> _GIVEN INSTRUCTION_:
Pick out each line of the records that includes the string "this", and copy it.

--- ENTRIES SUPPLIED ---

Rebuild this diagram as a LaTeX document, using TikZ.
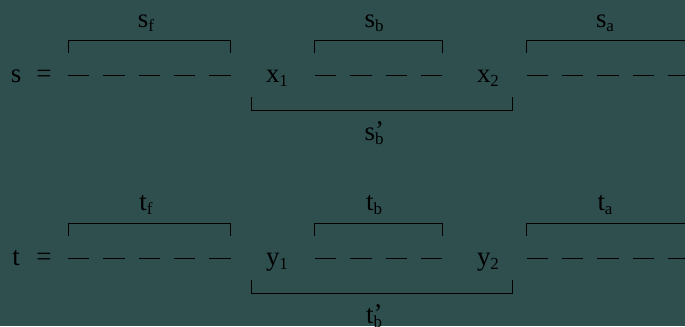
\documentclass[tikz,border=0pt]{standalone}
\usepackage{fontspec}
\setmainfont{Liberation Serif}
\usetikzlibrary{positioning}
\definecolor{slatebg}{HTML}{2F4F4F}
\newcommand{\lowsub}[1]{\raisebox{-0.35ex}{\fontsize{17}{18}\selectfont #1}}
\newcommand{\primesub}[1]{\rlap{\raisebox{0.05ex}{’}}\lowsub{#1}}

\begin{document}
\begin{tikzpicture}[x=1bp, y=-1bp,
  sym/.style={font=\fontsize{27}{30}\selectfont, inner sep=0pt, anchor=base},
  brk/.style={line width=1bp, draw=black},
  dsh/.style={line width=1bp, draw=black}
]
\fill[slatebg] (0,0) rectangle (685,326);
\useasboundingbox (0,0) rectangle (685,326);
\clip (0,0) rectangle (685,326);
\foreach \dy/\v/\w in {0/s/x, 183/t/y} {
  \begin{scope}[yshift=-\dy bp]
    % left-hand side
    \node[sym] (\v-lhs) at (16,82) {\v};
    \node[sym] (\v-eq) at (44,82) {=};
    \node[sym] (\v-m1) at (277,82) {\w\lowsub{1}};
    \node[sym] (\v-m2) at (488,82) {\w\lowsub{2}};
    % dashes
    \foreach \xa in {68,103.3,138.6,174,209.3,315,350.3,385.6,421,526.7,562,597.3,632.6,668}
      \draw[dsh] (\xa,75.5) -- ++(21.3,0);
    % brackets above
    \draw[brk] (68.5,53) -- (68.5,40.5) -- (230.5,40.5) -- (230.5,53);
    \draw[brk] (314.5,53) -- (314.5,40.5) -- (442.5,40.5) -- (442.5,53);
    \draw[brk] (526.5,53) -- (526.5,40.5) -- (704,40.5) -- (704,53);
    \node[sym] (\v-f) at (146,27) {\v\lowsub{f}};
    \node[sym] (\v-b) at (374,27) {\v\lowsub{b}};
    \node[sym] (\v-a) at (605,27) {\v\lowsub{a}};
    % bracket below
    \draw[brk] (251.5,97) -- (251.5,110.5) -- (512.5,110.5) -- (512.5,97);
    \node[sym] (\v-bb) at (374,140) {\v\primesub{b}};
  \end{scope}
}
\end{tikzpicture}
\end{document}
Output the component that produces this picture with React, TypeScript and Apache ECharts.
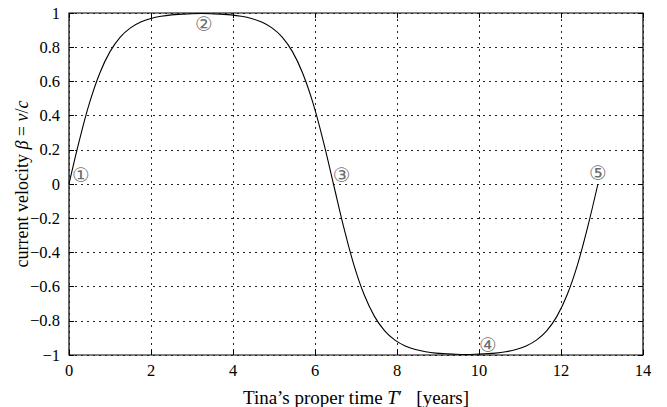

---
--- ENTRIES SUPPLIED ---

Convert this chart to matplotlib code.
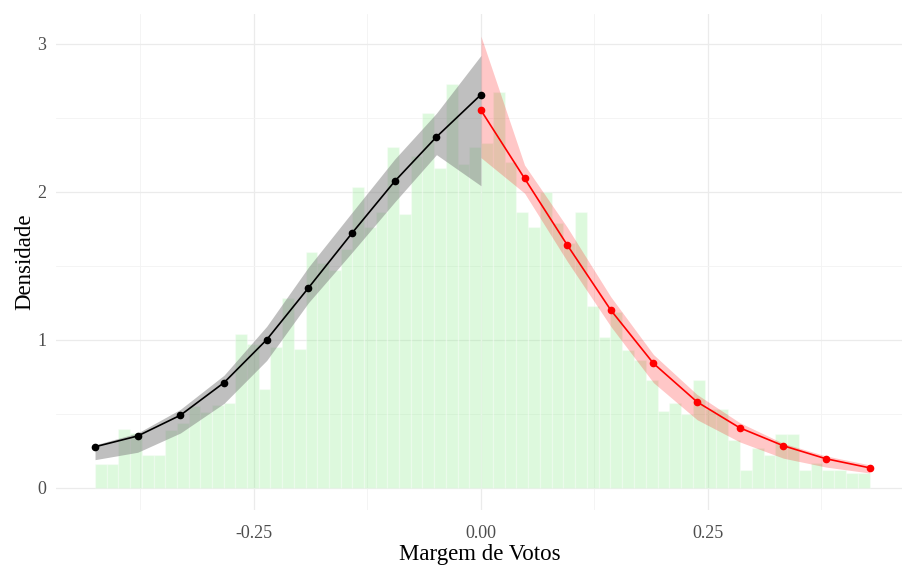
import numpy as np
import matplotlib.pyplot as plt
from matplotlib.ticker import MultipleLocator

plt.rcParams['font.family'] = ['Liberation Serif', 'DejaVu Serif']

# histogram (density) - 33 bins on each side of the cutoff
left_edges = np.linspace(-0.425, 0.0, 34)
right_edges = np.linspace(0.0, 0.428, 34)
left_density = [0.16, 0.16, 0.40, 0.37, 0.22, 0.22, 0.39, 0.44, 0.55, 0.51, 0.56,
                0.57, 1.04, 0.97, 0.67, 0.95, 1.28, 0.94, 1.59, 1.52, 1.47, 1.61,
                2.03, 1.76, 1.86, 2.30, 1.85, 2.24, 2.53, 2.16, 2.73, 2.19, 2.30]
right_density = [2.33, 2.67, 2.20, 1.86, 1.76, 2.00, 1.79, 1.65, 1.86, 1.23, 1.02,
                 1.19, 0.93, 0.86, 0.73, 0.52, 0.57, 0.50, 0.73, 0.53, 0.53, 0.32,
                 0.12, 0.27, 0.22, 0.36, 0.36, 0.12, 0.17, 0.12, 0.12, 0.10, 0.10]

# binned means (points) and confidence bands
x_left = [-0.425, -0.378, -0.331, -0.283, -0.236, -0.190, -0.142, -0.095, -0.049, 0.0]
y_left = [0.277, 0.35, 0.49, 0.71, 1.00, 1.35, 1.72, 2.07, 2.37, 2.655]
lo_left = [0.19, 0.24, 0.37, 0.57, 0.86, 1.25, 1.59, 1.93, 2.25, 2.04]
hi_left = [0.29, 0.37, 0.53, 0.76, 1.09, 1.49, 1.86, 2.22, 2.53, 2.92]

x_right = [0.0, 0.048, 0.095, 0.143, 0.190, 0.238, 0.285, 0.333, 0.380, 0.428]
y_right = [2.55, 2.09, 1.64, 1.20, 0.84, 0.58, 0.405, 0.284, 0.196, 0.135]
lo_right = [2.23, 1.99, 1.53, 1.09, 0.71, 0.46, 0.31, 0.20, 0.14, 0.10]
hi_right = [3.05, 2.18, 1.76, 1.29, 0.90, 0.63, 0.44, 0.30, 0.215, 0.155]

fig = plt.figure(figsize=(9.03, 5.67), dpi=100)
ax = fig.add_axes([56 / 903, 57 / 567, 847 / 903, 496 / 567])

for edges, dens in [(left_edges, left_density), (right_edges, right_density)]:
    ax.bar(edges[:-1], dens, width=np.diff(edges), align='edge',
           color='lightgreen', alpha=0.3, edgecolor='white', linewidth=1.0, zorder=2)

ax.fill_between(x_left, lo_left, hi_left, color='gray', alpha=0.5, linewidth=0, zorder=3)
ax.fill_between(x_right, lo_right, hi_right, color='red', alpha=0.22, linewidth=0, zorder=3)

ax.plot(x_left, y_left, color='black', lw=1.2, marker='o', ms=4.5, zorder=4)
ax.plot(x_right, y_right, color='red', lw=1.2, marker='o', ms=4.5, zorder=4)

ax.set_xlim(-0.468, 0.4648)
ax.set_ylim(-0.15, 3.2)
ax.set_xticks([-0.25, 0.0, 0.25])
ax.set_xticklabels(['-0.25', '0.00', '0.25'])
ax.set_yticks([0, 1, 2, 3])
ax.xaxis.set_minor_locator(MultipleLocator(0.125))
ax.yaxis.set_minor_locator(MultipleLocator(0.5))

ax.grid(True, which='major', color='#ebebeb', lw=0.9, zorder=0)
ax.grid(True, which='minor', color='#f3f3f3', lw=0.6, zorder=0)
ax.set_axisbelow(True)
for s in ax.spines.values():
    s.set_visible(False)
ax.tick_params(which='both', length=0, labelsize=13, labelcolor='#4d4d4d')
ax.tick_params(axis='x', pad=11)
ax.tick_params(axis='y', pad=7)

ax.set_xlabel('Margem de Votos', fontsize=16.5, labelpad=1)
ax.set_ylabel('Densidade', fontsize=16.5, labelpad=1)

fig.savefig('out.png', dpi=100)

---

> _SOLUTION_:
Rebuild this diagram as a LaTeX document, using TikZ.
Output the component that produces this picture with React, TypeScript and Apache ECharts.
Convert this chart to matplotlib code.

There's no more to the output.